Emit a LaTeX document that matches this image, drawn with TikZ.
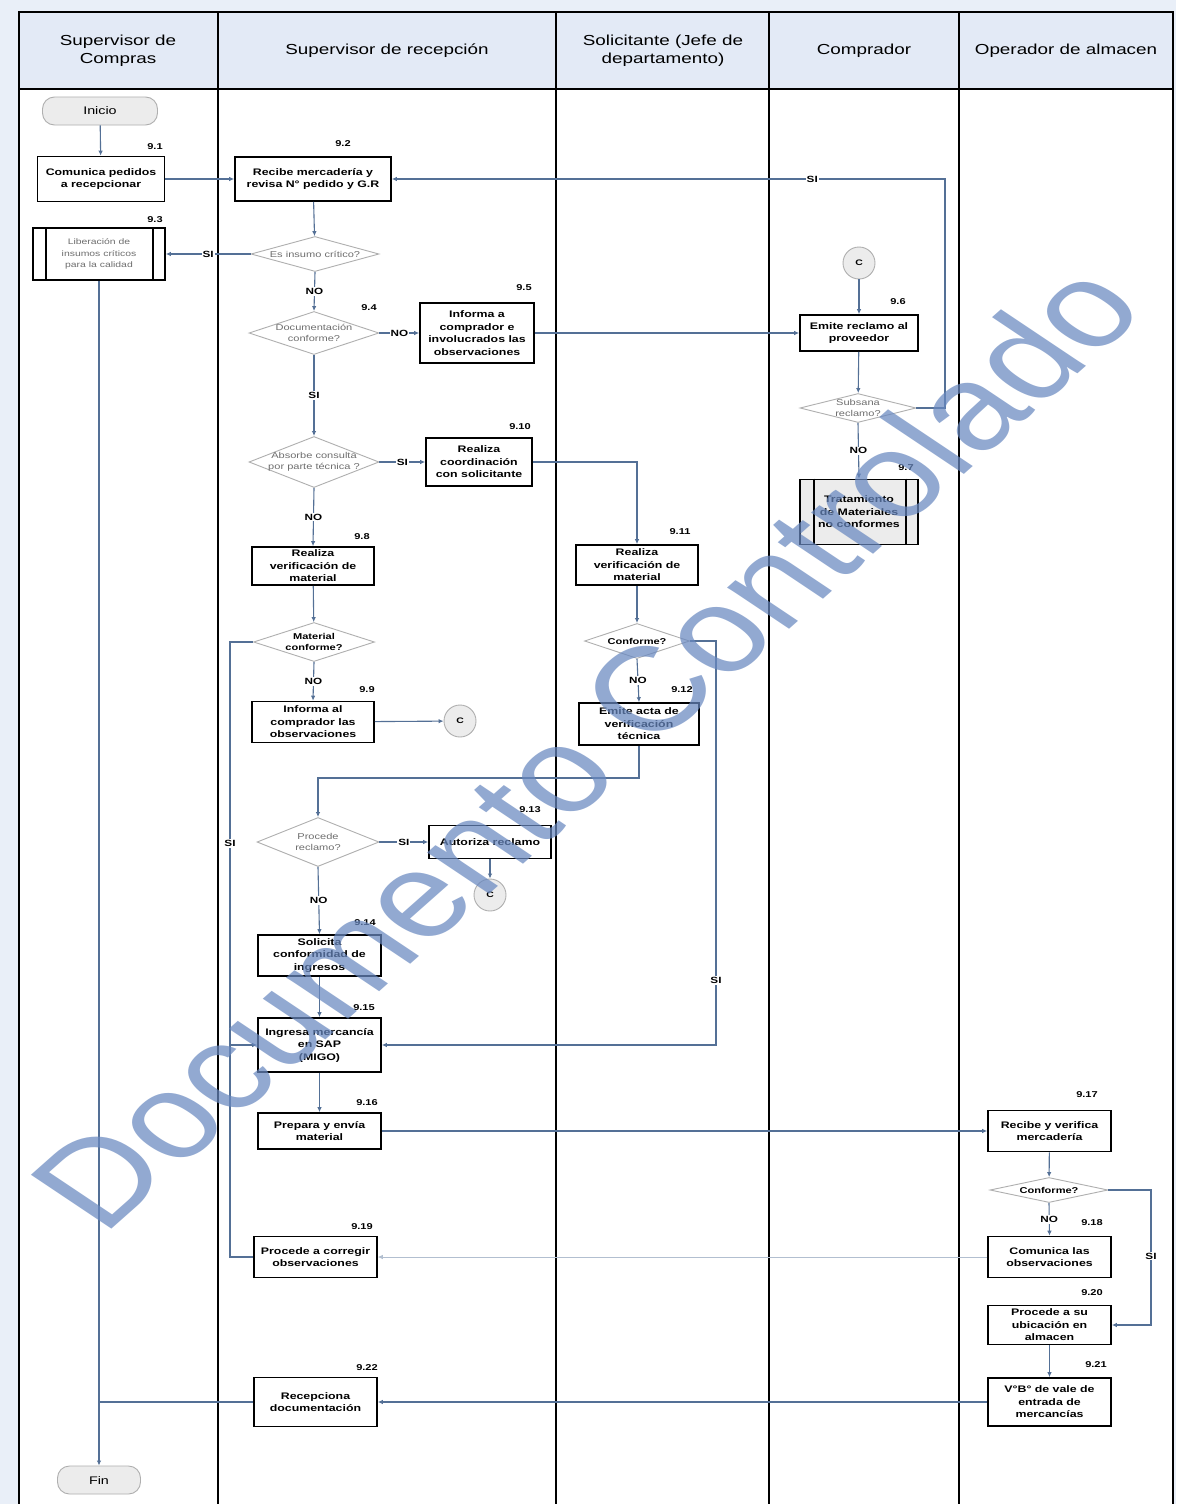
\documentclass[tikz,border=0pt]{standalone}
\usepackage{fontspec}
\setmainfont{Liberation Sans}[FakeStretch=1.3]
\newfontfamily\wmfont{Liberation Sans}
\usetikzlibrary{shapes.geometric,arrows.meta}

\definecolor{pagebg}{RGB}{233,239,248}
\definecolor{lanehead}{RGB}{227,234,246}
\definecolor{flow}{RGB}{84,112,150}
\definecolor{diagray}{RGB}{175,175,175}
\definecolor{diatext}{RGB}{110,110,110}
\definecolor{termfill}{RGB}{236,236,236}
\definecolor{wm}{RGB}{104,136,192}

\begin{document}
\begin{tikzpicture}[x=1pt,y=-1pt,
  box/.style={draw=black,line width=1.6pt,fill=white,align=center,inner sep=1pt,
    font=\fontsize{9.5}{12.5}\selectfont\bfseries},
  subproc/.style={box,fill=termfill},
  term/.style={draw=diagray,line width=0.9pt,fill=termfill,rounded corners=12pt,
    font=\fontsize{11}{13}\selectfont},
  dia/.style={diamond,draw=diagray,line width=0.9pt,fill=white,inner sep=0pt},
  dtext/.style={align=center,text=diatext,font=\fontsize{8.5}{11.5}\selectfont},
  dtextb/.style={align=center,text=black,font=\fontsize{8.5}{11.5}\selectfont\bfseries},
  conn/.style={circle,draw=diagray,line width=0.9pt,fill=termfill,minimum size=32pt,
    inner sep=0pt,font=\fontsize{8}{10}\selectfont\bfseries},
  num/.style={font=\fontsize{8.5}{10}\selectfont\bfseries,inner sep=0pt},
  head/.style={align=center,font=\fontsize{14.5}{18}\selectfont},
  flowline/.style={draw=flow,line width=1.1pt},
  arr/.style={flowline,-{Latex[length=5pt,width=4.5pt]}},
  yn/.style={fill=white,inner sep=1pt,text=black,font=\fontsize{9}{10}\selectfont\bfseries},
]
\useasboundingbox (0,0) rectangle (1176,1504);
\fill[pagebg] (0,0) rectangle (1176,1504);

% lanes
\fill[white] (19,89) rectangle (1173,1504);
\fill[lanehead] (19,12) rectangle (1173,89);
\draw[line width=1.6pt] (19,1504) -- (19,12) -- (1173,12) -- (1173,1504);
\draw[line width=1.6pt] (19,89) -- (1173,89);
\foreach \lx in {218,556,769,959}
  \draw[line width=1.6pt] (\lx,12) -- (\lx,1504);

\node[head] (h1) at (118,51) {Supervisor de\\Compras};
\node[head] (h2) at (387,51) {Supervisor de recepción};
\node[head] (h3) at (663,51) {Solicitante (Jefe de\\departamento)};
\node[head] (h4) at (864,51) {Comprador};
\node[head] (h5) at (1066,51) {Operador de almacen};

% Supervisor de Compras
\node[term,minimum width=115pt,minimum height=28pt] (inicio) at (100,111) {Inicio};
\node[box,minimum width=127pt,minimum height=45pt] (b91) at (101,179) {Comunica pedidos\\a recepcionar};
\node[box,minimum width=132pt,minimum height=52pt,
  font=\fontsize{8}{11.5}\selectfont,text=diatext] (b93) at (99,254) {Liberación de\\insumos críticos\\para la calidad};
\draw[line width=1.6pt] ([xshift=14pt]b93.north west) -- ([xshift=14pt]b93.south west);
\draw[line width=1.6pt] ([xshift=-13pt]b93.north east) -- ([xshift=-13pt]b93.south east);
\node[term,minimum width=83pt,minimum height=28pt] (fin) at (99,1480) {Fin};

% Supervisor de recepcion
\node[box,minimum width=156pt,minimum height=44pt] (b92) at (313,179) {Recibe mercadería y\\revisa N° pedido y G.R};
\node[dia,minimum width=128pt,minimum height=35pt,label={[dtext]center:Es insumo crítico?}] (d1) at (315,254) {};
\node[dia,minimum width=130pt,minimum height=43pt,label={[dtext]center:Documentación\\conforme?}] (d2) at (314,333) {};
\node[box,minimum width=114pt,minimum height=60pt] (b95) at (477,333) {Informa a\\comprador e\\involucrados las\\observaciones};
\node[dia,minimum width=130pt,minimum height=51pt,label={[dtext]center:Absorbe consulta\\por parte técnica ?}] (d3) at (314,462) {};
\node[box,minimum width=106pt,minimum height=48pt] (b910) at (479,462) {Realiza\\coordinación\\con solicitante};
\node[box,minimum width=122pt,minimum height=38pt] (b98) at (313,566) {Realiza\\verificación de\\material};
\node[dia,minimum width=121pt,minimum height=39pt,label={[dtextb]center:Material\\conforme?}] (d5) at (314,642) {};
\node[box,minimum width=122pt,minimum height=41pt] (b99) at (313,722) {Informa al\\comprador las\\observaciones};
\node[conn] (c2) at (460,721) {C};
\node[dia,minimum width=122pt,minimum height=49pt,label={[dtext]center:Procede\\reclamo?}] (d6) at (318,842) {};
\node[box,minimum width=122pt,minimum height=33pt] (b913) at (490,842) {Autoriza reclamo};
\node[conn] (c3) at (490,895) {C};
\node[box,minimum width=123pt,minimum height=41pt] (b914) at (319.5,955.5) {Solicita\\conformidad de\\ingresos};
\node[box,minimum width=123pt,minimum height=54pt] (b915) at (319.5,1045) {Ingresa mercancía\\en SAP\\(MIGO)};
\node[box,minimum width=123pt,minimum height=36pt] (b916) at (319.5,1131) {Prepara y envía\\material};
\node[box,minimum width=123pt,minimum height=41pt] (b919) at (315.5,1257) {Procede a corregir\\observaciones};
\node[box,minimum width=123pt,minimum height=49pt] (b922) at (315.5,1402) {Recepciona\\documentación};

% Solicitante
\node[box,minimum width=122pt,minimum height=40pt] (b911) at (637,565) {Realiza\\verificación de\\material};
\node[dia,minimum width=105pt,minimum height=35pt,label={[dtextb]center:Conforme?}] (d8) at (637,641) {};
\node[box,minimum width=120pt,minimum height=42pt] (b912) at (639,724) {Emite acta de\\verificación\\técnica};

% Comprador
\node[conn] (c1) at (859,263) {C};
\node[box,minimum width=118pt,minimum height=36pt] (b96) at (859,333) {Emite reclamo al\\proveedor};
\node[dia,minimum width=116pt,minimum height=29pt,label={[dtext]center:Subsana\\reclamo?}] (d4) at (858,408) {};
\node[subproc,minimum width=118pt,minimum height=65pt] (b97) at (859,512) {Tratamiento\\de Materiales\\no conformes};
\draw[line width=1.6pt] ([xshift=15pt]b97.north west) -- ([xshift=15pt]b97.south west);
\draw[line width=1.6pt] ([xshift=-13pt]b97.north east) -- ([xshift=-13pt]b97.south east);

% Operador de almacen
\node[box,minimum width=123pt,minimum height=41pt] (b917) at (1049.5,1131) {Recibe y verifica\\mercadería};
\node[dia,minimum width=118pt,minimum height=25pt,label={[dtextb]center:Conforme?}] (d7) at (1049,1190) {};
\node[box,minimum width=123pt,minimum height=41pt] (b918) at (1049.5,1257) {Comunica las\\observaciones};
\node[box,minimum width=123pt,minimum height=39pt] (b920) at (1049.5,1325) {Procede a su\\ubicación en\\almacen};
\node[box,minimum width=123pt,minimum height=48pt] (b921) at (1049.5,1402) {V°B° de vale de\\entrada de\\mercancías};

% step numbers
\node[num] (n91) at (155,147) {9.1};
\node[num] (n92) at (343,144) {9.2};
\node[num] (n93) at (155,220) {9.3};
\node[num] (n94) at (369,308) {9.4};
\node[num] (n95) at (524,288) {9.5};
\node[num] (n96) at (898,302) {9.6};
\node[num] (n97) at (906,468) {9.7};
\node[num] (n98) at (362,537) {9.8};
\node[num] (n99) at (367,690) {9.9};
\node[num] (n910) at (520,427) {9.10};
\node[num] (n911) at (680,532) {9.11};
\node[num] (n912) at (682,690) {9.12};
\node[num] (n913) at (530,810) {9.13};
\node[num] (n914) at (365,923) {9.14};
\node[num] (n915) at (364,1008) {9.15};
\node[num] (n916) at (367,1103) {9.16};
\node[num] (n917) at (1087,1095) {9.17};
\node[num] (n918) at (1092,1223) {9.18};
\node[num] (n919) at (362,1227) {9.19};
\node[num] (n920) at (1092,1293) {9.20};
\node[num] (n921) at (1096,1365) {9.21};
\node[num] (n922) at (367,1368) {9.22};

% routing points
\coordinate (k1) at (945,179);
\coordinate (k3) at (230,1045);
\coordinate (k4) at (716,1045);
\coordinate (k5) at (318,778);
\coordinate (k6) at (1151,1325);
\coordinate (k7) at (99,1402);

% connectors
\draw[arr] (inicio) -- (b91);
\draw[arr] (b91) -- (b92);
\draw[arr] (b92) -- (d1);
\draw[arr] (d1.west) -- node[yn]{SI} (b93.east);
\draw[arr] (b93.south) -- (fin.north);
\draw[flowline] (b922.west) -- (k7);
\draw[arr] (d1.south) -- node[yn]{NO} (d2.north);
\draw[arr] (d2.east) -- node[yn]{NO} (b95.west);
\draw[arr] (b95.east) -- (b96.west);
\draw[arr] (c1) -- (b96);
\draw[arr] (b96) -- (d4);
\draw[arr] (d4.east) -| (k1) -- node[yn,pos=0.24]{SI} (b92.east);
\draw[arr] (d4.south) -- node[yn]{NO} (b97.north);
\draw[arr] (d2.south) -- node[yn]{SI} (d3.north);
\draw[arr] (d3.east) -- node[yn]{SI} (b910.west);
\draw[arr] (b910.east) -| (b911.north);
\draw[arr] (d3.south) -- node[yn]{NO} (b98.north);
\draw[arr] (b98) -- (d5);
\draw[arr] (d5.south) -- node[yn]{NO} (b99.north);
\draw[arr] (b99) -- (c2);
\draw[arr] (d5.west) -| node[yn,pos=0.75]{SI} (k3) -- (b915.west);
\draw[arr] (b911) -- (d8);
\draw[arr] (d8.south) -- node[yn]{NO} (b912.north);
\draw[arr] (d8.east) -| node[yn,pos=0.92]{SI} (k4) -- (b915.east);
\draw[arr] (b912.south) |- (k5) -- (d6.north);
\draw[arr] (d6.east) -- node[yn]{SI} (b913.west);
\draw[arr] (b913) -- (c3);
\draw[arr] (d6.south) -- node[yn]{NO} (b914.north);
\draw[arr] (b914) -- (b915);
\draw[arr] (b915) -- (b916);
\draw[arr] (b916) -- (b917);
\draw[arr] (b917) -- (d7);
\draw[arr] (d7.south) -- node[yn]{NO} (b918.north);
\draw[arr] (d7.east) -| node[yn,pos=0.745]{SI} (k6) -- (b920.east);
\draw[arr,draw=flow!45,line width=0.8pt] (b918.west) -- (b919.east);
\draw[flowline] (b919.west) -| (k3);
\draw[arr] (b920) -- (b921);
\draw[arr] (b921.west) -- (b922.east);

% document control stamp
\begin{scope}[shift={(585,745)},yscale=0.77]
  \node[rotate=49,transform shape,text=wm,text opacity=0.72,
    font=\wmfont\fontsize{155}{155}\selectfont] (stamp) at (0,0) {Documento Controlado};
\end{scope}
\end{tikzpicture}
\end{document}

■ ■ ■ ■ ■

Repeat the listing above up to and including the line with "(\lx,12) -- (\lx,1504);", starting from its first line. Drop any pictures.

Emit a LaTeX document that matches this image, drawn with TikZ.
\documentclass[tikz,border=0pt]{standalone}
\usepackage{fontspec}
\setmainfont{Liberation Sans}[FakeStretch=1.3]
\newfontfamily\wmfont{Liberation Sans}
\usetikzlibrary{shapes.geometric,arrows.meta}

\definecolor{pagebg}{RGB}{233,239,248}
\definecolor{lanehead}{RGB}{227,234,246}
\definecolor{flow}{RGB}{84,112,150}
\definecolor{diagray}{RGB}{175,175,175}
\definecolor{diatext}{RGB}{110,110,110}
\definecolor{termfill}{RGB}{236,236,236}
\definecolor{wm}{RGB}{104,136,192}

\begin{document}
\begin{tikzpicture}[x=1pt,y=-1pt,
  box/.style={draw=black,line width=1.6pt,fill=white,align=center,inner sep=1pt,
    font=\fontsize{9.5}{12.5}\selectfont\bfseries},
  subproc/.style={box,fill=termfill},
  term/.style={draw=diagray,line width=0.9pt,fill=termfill,rounded corners=12pt,
    font=\fontsize{11}{13}\selectfont},
  dia/.style={diamond,draw=diagray,line width=0.9pt,fill=white,inner sep=0pt},
  dtext/.style={align=center,text=diatext,font=\fontsize{8.5}{11.5}\selectfont},
  dtextb/.style={align=center,text=black,font=\fontsize{8.5}{11.5}\selectfont\bfseries},
  conn/.style={circle,draw=diagray,line width=0.9pt,fill=termfill,minimum size=32pt,
    inner sep=0pt,font=\fontsize{8}{10}\selectfont\bfseries},
  num/.style={font=\fontsize{8.5}{10}\selectfont\bfseries,inner sep=0pt},
  head/.style={align=center,font=\fontsize{14.5}{18}\selectfont},
  flowline/.style={draw=flow,line width=1.1pt},
  arr/.style={flowline,-{Latex[length=5pt,width=4.5pt]}},
  yn/.style={fill=white,inner sep=1pt,text=black,font=\fontsize{9}{10}\selectfont\bfseries},
]
\useasboundingbox (0,0) rectangle (1176,1504);
\fill[pagebg] (0,0) rectangle (1176,1504);

% lanes
\fill[white] (19,89) rectangle (1173,1504);
\fill[lanehead] (19,12) rectangle (1173,89);
\draw[line width=1.6pt] (19,1504) -- (19,12) -- (1173,12) -- (1173,1504);
\draw[line width=1.6pt] (19,89) -- (1173,89);
\foreach \lx in {218,556,769,959}
  \draw[line width=1.6pt] (\lx,12) -- (\lx,1504);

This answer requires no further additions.